Instructions to follow —
Return the lines below exactly, from the first line to the line that contains "const B_Y_MINOR = [1.5, 4.5, 7.5, 10.5, 13.5, 16.5, 19.5];". Leave out pictures.

Provided material —
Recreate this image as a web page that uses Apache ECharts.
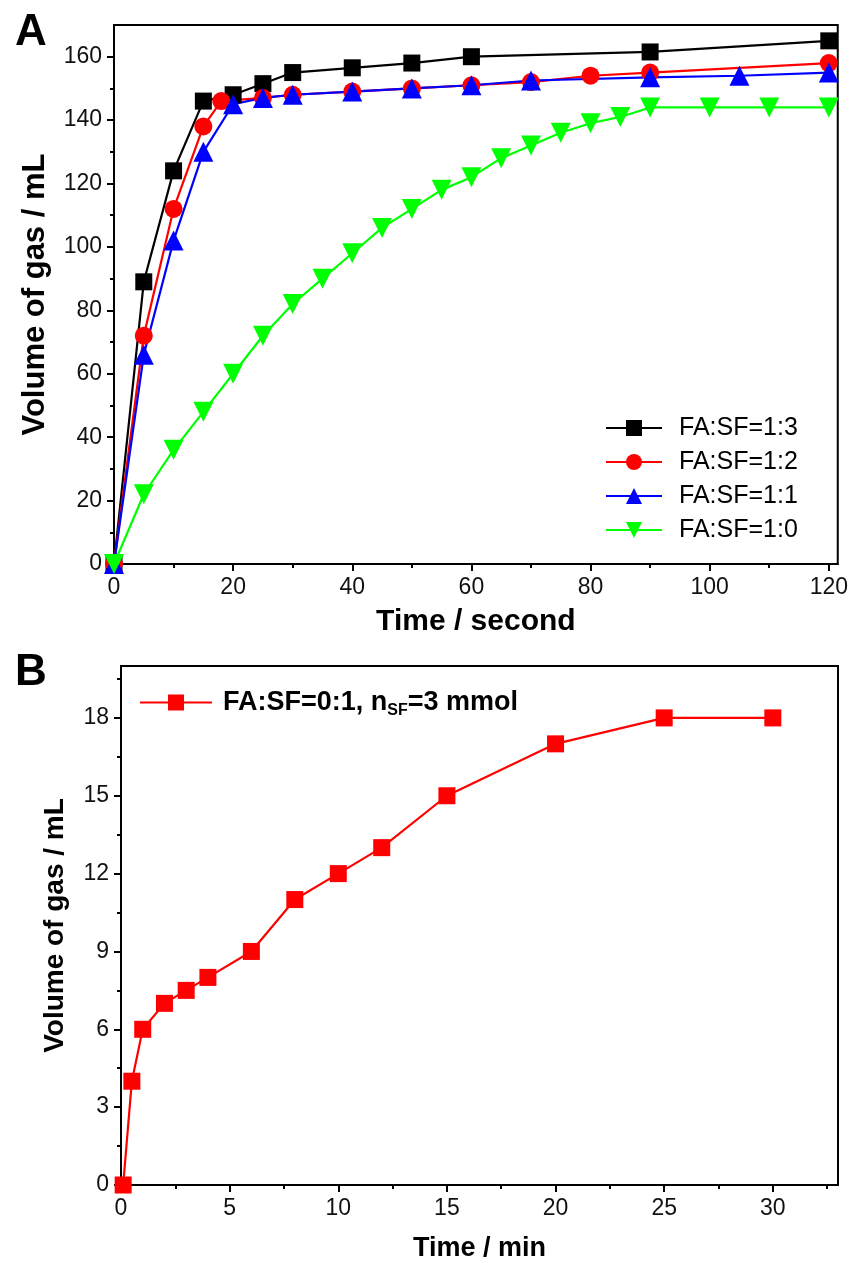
<!DOCTYPE html>
<html>
<head>
<meta charset="utf-8">
<script src="https://cdn.jsdelivr.net/npm/echarts@6/dist/echarts.min.js"></script>
<style>html,body{margin:0;padding:0;background:#fff}#c{width:851px;height:1263px}</style>
</head>
<body>
<div id="c"></div>
<script>
// ---------- Panel A data (Time / second vs Volume / mL) ----------
const A_NAMES = ['FA:SF=1:3', 'FA:SF=1:2', 'FA:SF=1:1', 'FA:SF=1:0'];
const A_BLACK_X = [0, 5, 10, 15, 20, 25, 30, 40, 50, 60, 90, 120];
const A_BLACK_Y = [0, 89, 124, 146, 148, 151.5, 155, 156.5, 158, 160, 161.5, 165];
const A_RED_X = [0, 5, 10, 15, 18, 25, 30, 40, 50, 60, 70, 80, 90, 120];
const A_RED_Y = [0, 72, 112, 138, 146, 147, 148, 149, 150, 151, 152, 154, 155, 158];
const A_BLUE_X = [0, 5, 10, 15, 20, 25, 30, 40, 50, 60, 70, 90, 105, 120];
const A_BLUE_Y = [0, 66, 102, 130, 145, 147, 148, 149, 150, 151, 152.5, 153.5, 154, 155];
const A_GREEN_X = [0, 5, 10, 15, 20, 25, 30, 35, 40, 45, 50, 55, 60, 65, 70, 75, 80, 85, 90, 100, 110, 120];
const A_GREEN_Y = [0, 22, 36, 48, 60, 72, 82, 90, 98, 106, 112, 118, 122, 128, 132, 136, 139, 141, 144, 144, 144, 144];
const A_X_TICKS = [0, 20, 40, 60, 80, 100, 120];
const A_X_MINOR = [10, 30, 50, 70, 90, 110];
const A_Y_TICKS = [0, 20, 40, 60, 80, 100, 120, 140, 160];
const A_Y_MINOR = [10, 30, 50, 70, 90, 110, 130, 150];

// ---------- Panel B data (Time / min vs Volume / mL) ----------
const B_NAME = 'FA:SF=0:1, nSF=3 mmol';
const B_X = [0.1, 0.5, 1, 2, 3, 4, 6, 8, 10, 12, 15, 20, 25, 30];
const B_Y = [0, 4, 6, 7, 7.5, 8, 9, 11, 12, 13, 15, 17, 18, 18];
const B_X_TICKS = [0, 5, 10, 15, 20, 25, 30];
const B_X_MINOR = [2.5, 7.5, 12.5, 17.5, 22.5, 27.5, 32.5];
const B_Y_TICKS = [0, 3, 6, 9, 12, 15, 18];
const B_Y_MINOR = [1.5, 4.5, 7.5, 10.5, 13.5, 16.5, 19.5];

const FONT = '"Liberation Sans", Arial, sans-serif';
const pairs = (xs, ys) => xs.map((x, i) => [x, ys[i]]);

function mainX(grid, min, max, ticks, name, fs, nfs, gap) {
  return {
    type: 'value', gridIndex: grid, position: 'bottom', min, max,
    name, nameLocation: 'middle', nameGap: gap,
    nameTextStyle: { fontFamily: FONT, fontWeight: 'bold', fontSize: nfs, color: '#000' },
    axisLine: { show: true, onZero: false, lineStyle: { color: '#000', width: 2 } },
    axisTick: { show: true, length: 7, lineStyle: { color: '#000', width: 2 }, customValues: ticks },
    axisLabel: { show: true, customValues: ticks, margin: 12, fontFamily: FONT, fontSize: fs, color: '#111' },
    splitLine: { show: false }
  };
}
function minorX(grid, min, max, ticks) {
  return {
    type: 'value', gridIndex: grid, position: 'bottom', offset: 0, min, max,
    axisLine: { show: false },
    axisTick: { show: true, length: 4, lineStyle: { color: '#000', width: 2 }, customValues: ticks },
    axisLabel: { show: false }, splitLine: { show: false }
  };
}
function mainY(grid, min, max, ticks, name, fs, nfs, gap) {
  return {
    type: 'value', gridIndex: grid, position: 'left', min, max,
    name, nameLocation: 'middle', nameGap: gap,
    nameTextStyle: { fontFamily: FONT, fontWeight: 'bold', fontSize: nfs, color: '#000' },
    axisLine: { show: true, onZero: false, lineStyle: { color: '#000', width: 2 } },
    axisTick: { show: true, length: 7, lineStyle: { color: '#000', width: 2 }, customValues: ticks },
    axisLabel: { show: true, customValues: ticks, margin: 12, fontFamily: FONT, fontSize: fs, color: '#111' },
    splitLine: { show: false }
  };
}
function minorY(grid, min, max, ticks) {
  return {
    type: 'value', gridIndex: grid, position: 'left', offset: 0, min, max,
    axisLine: { show: false },
    axisTick: { show: true, length: 4, lineStyle: { color: '#000', width: 2 }, customValues: ticks },
    axisLabel: { show: false }, splitLine: { show: false }
  };
}

const chart = echarts.init(document.getElementById('c'), null, { renderer: 'canvas' });
const lineSeries = (name, data, color, symbol, size, rotate) => ({
  type: 'line', name, data, xAxisIndex: 0, yAxisIndex: 0,
  symbol, symbolSize: size, symbolRotate: rotate || 0, showAllSymbol: true,
  lineStyle: { color, width: 2.2 }, itemStyle: { color }, animation: false, z: 3
});

chart.setOption({
  backgroundColor: '#fff',
  animation: false,
  title: [
    { text: 'A', left: 10, top: 6, textStyle: { fontFamily: FONT, fontWeight: 'bold', fontSize: 44, color: '#000' } },
    { text: 'B', left: 10, top: 646, textStyle: { fontFamily: FONT, fontWeight: 'bold', fontSize: 44, color: '#000' } }
  ],
  grid: [
    { left: 114, top: 25, width: 724, height: 539, show: true, borderColor: '#000', borderWidth: 2, backgroundColor: 'transparent' },
    { left: 121, top: 666, width: 717, height: 519, show: true, borderColor: '#000', borderWidth: 2, backgroundColor: 'transparent' }
  ],
  xAxis: [
    mainX(0, 0, 121.5, A_X_TICKS, 'Time / second', 23, 30, 43),
    minorX(0, 0, 121.5, A_X_MINOR),
    mainX(1, 0, 33, B_X_TICKS, 'Time / min', 23, 27, 50),
    minorX(1, 0, 33, B_X_MINOR)
  ],
  yAxis: [
    mainY(0, 0, 170, A_Y_TICKS, 'Volume of gas / mL', 23, 31, 63),
    minorY(0, 0, 170, A_Y_MINOR),
    mainY(1, 0, 20, B_Y_TICKS, 'Volume of gas / mL', 23, 28, 52),
    minorY(1, 0, 20, B_Y_MINOR)
  ],
  legend: [
    {
      data: A_NAMES, orient: 'vertical', left: 600, top: 409,
      itemWidth: 56, itemHeight: 20, itemGap: 6,
      textStyle: { fontFamily: FONT, fontSize: 25, color: '#000', lineHeight: 28, padding: [0, 0, 0, 12] }
    },
    {
      data: [B_NAME], left: 134, top: 684,
      itemWidth: 72, itemHeight: 20,
      formatter: () => '{b|FA:SF=0:1, n}{s|SF}{b|=3 mmol}',
      textStyle: {
        padding: [0, 0, 0, 6],
        rich: {
          b: { fontFamily: FONT, fontWeight: 'bold', fontSize: 27, color: '#000', lineHeight: 32 },
          s: { fontFamily: FONT, fontWeight: 'bold', fontSize: 16, color: '#000', lineHeight: 18, verticalAlign: 'bottom' }
        }
      }
    }
  ],
  series: [
    lineSeries(A_NAMES[0], pairs(A_BLACK_X, A_BLACK_Y), '#000000', 'rect', 17),
    lineSeries(A_NAMES[1], pairs(A_RED_X, A_RED_Y), '#ff0000', 'circle', 18),
    lineSeries(A_NAMES[2], pairs(A_BLUE_X, A_BLUE_Y), '#0000ff', 'triangle', 20),
    lineSeries(A_NAMES[3], pairs(A_GREEN_X, A_GREEN_Y), '#00ff00', 'triangle', 20, 180),
    Object.assign(lineSeries(B_NAME, pairs(B_X, B_Y), '#ff0000', 'rect', 17), { xAxisIndex: 2, yAxisIndex: 2 })
  ]
});
</script>
</body>
</html>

Written solution —
Recreate this image as a web page that uses Apache ECharts.
<!DOCTYPE html>
<html>
<head>
<meta charset="utf-8">
<script src="https://cdn.jsdelivr.net/npm/echarts@6/dist/echarts.min.js"></script>
<style>html,body{margin:0;padding:0;background:#fff}#c{width:851px;height:1263px}</style>
</head>
<body>
<div id="c"></div>
<script>
// ---------- Panel A data (Time / second vs Volume / mL) ----------
const A_NAMES = ['FA:SF=1:3', 'FA:SF=1:2', 'FA:SF=1:1', 'FA:SF=1:0'];
const A_BLACK_X = [0, 5, 10, 15, 20, 25, 30, 40, 50, 60, 90, 120];
const A_BLACK_Y = [0, 89, 124, 146, 148, 151.5, 155, 156.5, 158, 160, 161.5, 165];
const A_RED_X = [0, 5, 10, 15, 18, 25, 30, 40, 50, 60, 70, 80, 90, 120];
const A_RED_Y = [0, 72, 112, 138, 146, 147, 148, 149, 150, 151, 152, 154, 155, 158];
const A_BLUE_X = [0, 5, 10, 15, 20, 25, 30, 40, 50, 60, 70, 90, 105, 120];
const A_BLUE_Y = [0, 66, 102, 130, 145, 147, 148, 149, 150, 151, 152.5, 153.5, 154, 155];
const A_GREEN_X = [0, 5, 10, 15, 20, 25, 30, 35, 40, 45, 50, 55, 60, 65, 70, 75, 80, 85, 90, 100, 110, 120];
const A_GREEN_Y = [0, 22, 36, 48, 60, 72, 82, 90, 98, 106, 112, 118, 122, 128, 132, 136, 139, 141, 144, 144, 144, 144];
const A_X_TICKS = [0, 20, 40, 60, 80, 100, 120];
const A_X_MINOR = [10, 30, 50, 70, 90, 110];
const A_Y_TICKS = [0, 20, 40, 60, 80, 100, 120, 140, 160];
const A_Y_MINOR = [10, 30, 50, 70, 90, 110, 130, 150];

// ---------- Panel B data (Time / min vs Volume / mL) ----------
const B_NAME = 'FA:SF=0:1, nSF=3 mmol';
const B_X = [0.1, 0.5, 1, 2, 3, 4, 6, 8, 10, 12, 15, 20, 25, 30];
const B_Y = [0, 4, 6, 7, 7.5, 8, 9, 11, 12, 13, 15, 17, 18, 18];
const B_X_TICKS = [0, 5, 10, 15, 20, 25, 30];
const B_X_MINOR = [2.5, 7.5, 12.5, 17.5, 22.5, 27.5, 32.5];
const B_Y_TICKS = [0, 3, 6, 9, 12, 15, 18];
const B_Y_MINOR = [1.5, 4.5, 7.5, 10.5, 13.5, 16.5, 19.5];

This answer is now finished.